Лысый не отвечает, вытирает платком потный лоб.

— Вы мне правитесь, — продолжает молодой, — Вы порядочный человек. О, я людей знаю. Правда, мне тридцать семь, но опыта мне не занимать. Вы мне нравитесь. Выпьем на ты?

Водка крепкая. У лысого начинает шуметь в ушах. Он улыбается и согласно кивает головой. Молодой наливает, они чокаются. Потом молодой обнимает лысого за шею и целует его в обе щеки.

— Я человек простой, — говорит молодой неестественно громко. — Из рабочего класса. Отец вкалывал на фабрике. Я в партизанах был, в Армии Людовой, вот здесь две пули сидели, — он хлопает себя по бедру. — Потом школа и кадры. Работа в кадрах. Эх, брат ты мой, самое трудное дело — работать с людьми. С машиной трудно, с бумагами трудно, но труднее всего с людьми. Живой человек — самая сложная машина.

Лысый соглашается. Ему жарко, жара только усиливает действие алкоголя.

— А я двадцать лет на одной и той же станции, — прерывает он молодого. — Жена на меня в обиде. Как-то приехал инспектор и потерял портфель с документами. Я нашел и отнес. Благодарил он меня, руку жал. Жена обижается, что я тогда не шепнул ему словечко про повышение. Только я не умею, стыдно мне как-то. Ведь когда-нибудь увидят, что я стараюсь, что люблю свою работу. Увидят и повысят. И жена оставит меня в покое.

Молодой, который уже успел растянуться на траве, вдруг садится.

— Не печалься, брат. Ты мне нравишься, я твой друг. Я тебя отсюда вытяну, вот увидишь… — И он таинственно улыбается. — Ты ведь работаешь на железной дороге?

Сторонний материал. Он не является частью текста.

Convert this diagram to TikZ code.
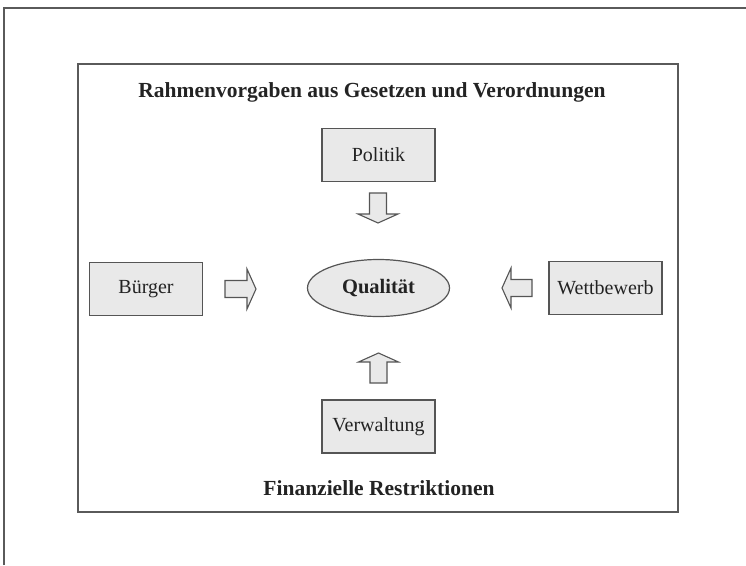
\documentclass[tikz,border=0pt]{standalone}
\usepackage{fontspec}
\setmainfont{Liberation Serif}
\usetikzlibrary{shapes.geometric}
\definecolor{inkc}{RGB}{35,35,35}
\definecolor{edgec}{RGB}{85,85,85}
\definecolor{boxfill}{RGB}{233,233,233}
\definecolor{framec}{RGB}{90,90,90}
\tikzset{
  actor/.style={draw=edgec, line width=1.2pt, fill=boxfill, text=inkc,
    minimum width=113pt, minimum height=53pt, inner sep=0pt,
    font=\fontsize{20}{22}\selectfont},
  core/.style={ellipse, draw=edgec, line width=1.2pt, fill=boxfill, text=inkc,
    minimum width=142pt, minimum height=57pt, inner sep=0pt,
    font=\fontsize{20.5}{22}\selectfont\bfseries},
  caption/.style={text=inkc, inner sep=0pt, font=\fontsize{21.5}{23}\selectfont\bfseries},
  frame/.style={draw=framec, line width=1.3pt},
  pics/blockarrow/.style={code={
    \filldraw[draw=edgec, fill=boxfill, line width=1.1pt, line join=miter]
      (0,-8.5) -- (#1-9,-8.5) -- (#1-9,-20) -- (#1,0) -- (#1-9,20)
      -- (#1-9,8.5) -- (0,8.5) -- cycle;
  }}
}
\begin{document}
\begin{tikzpicture}[x=1pt, y=-1pt]
  \useasboundingbox (0,0) rectangle (746,565);
  % page border (runs off the right and bottom)
  \draw[frame, line width=1.2pt] (4,565) -- (4,8) -- (746,8);
  % inner frame
  \draw[frame] (78,64) rectangle (678,512);

  \node[caption, anchor=base] (top) at (372,97) {Rahmenvorgaben aus Gesetzen und Verordnungen};
  \node[caption, anchor=base] (bottom) at (379,495) {Finanzielle Restriktionen};

  \node[actor] (politik) at (378.5,155) {Politik};
  \node[actor] (buerger) at (146,289) {Bürger};
  \node[actor] (wettbewerb) at (605.5,288) {Wettbewerb};
  \node[actor] (verwaltung) at (378.5,426.5) {Verwaltung};
  \node[core] (qualitaet) at (378.5,288) {Qualität};

  % block arrows pointing towards the centre
  \coordinate (tailP) at (378,193);
  \coordinate (tailB) at (225,289);
  \coordinate (tailW) at (532,288);
  \coordinate (tailV) at (378.5,383);
  \pic[rotate=-90] at (tailP) {blockarrow=30};
  \pic at (tailB) {blockarrow=31};
  \pic[rotate=180] at (tailW) {blockarrow=30};
  \pic[rotate=90] at (tailV) {blockarrow=30};
\end{tikzpicture}
\end{document}
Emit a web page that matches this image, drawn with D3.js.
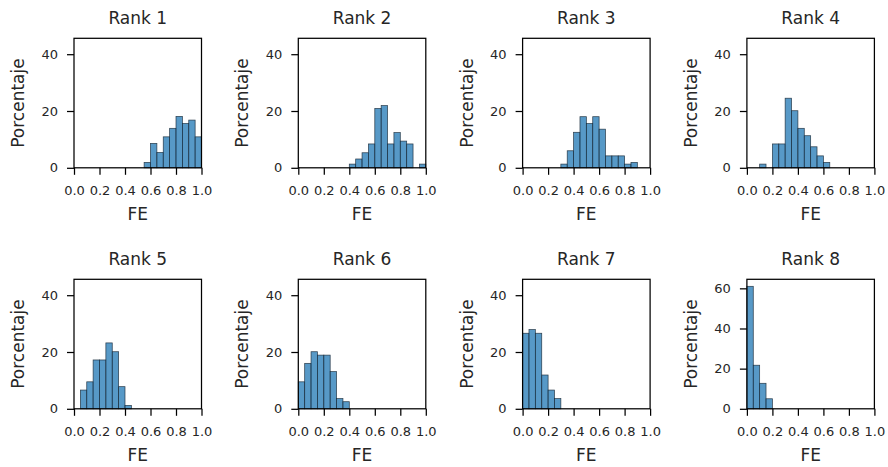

— На дороге. — Лысый не очень-то понимает, в чем дело. От «Ореховой» кружится голова. Молодой вытаскивает из кармана записную книжку в кожаном переплете и карандаш.

— Как твоя фамилия?

Лысый говорит свою фамилию и название станции, где работает. Молодой все с той же улыбкой прячет записную книжку.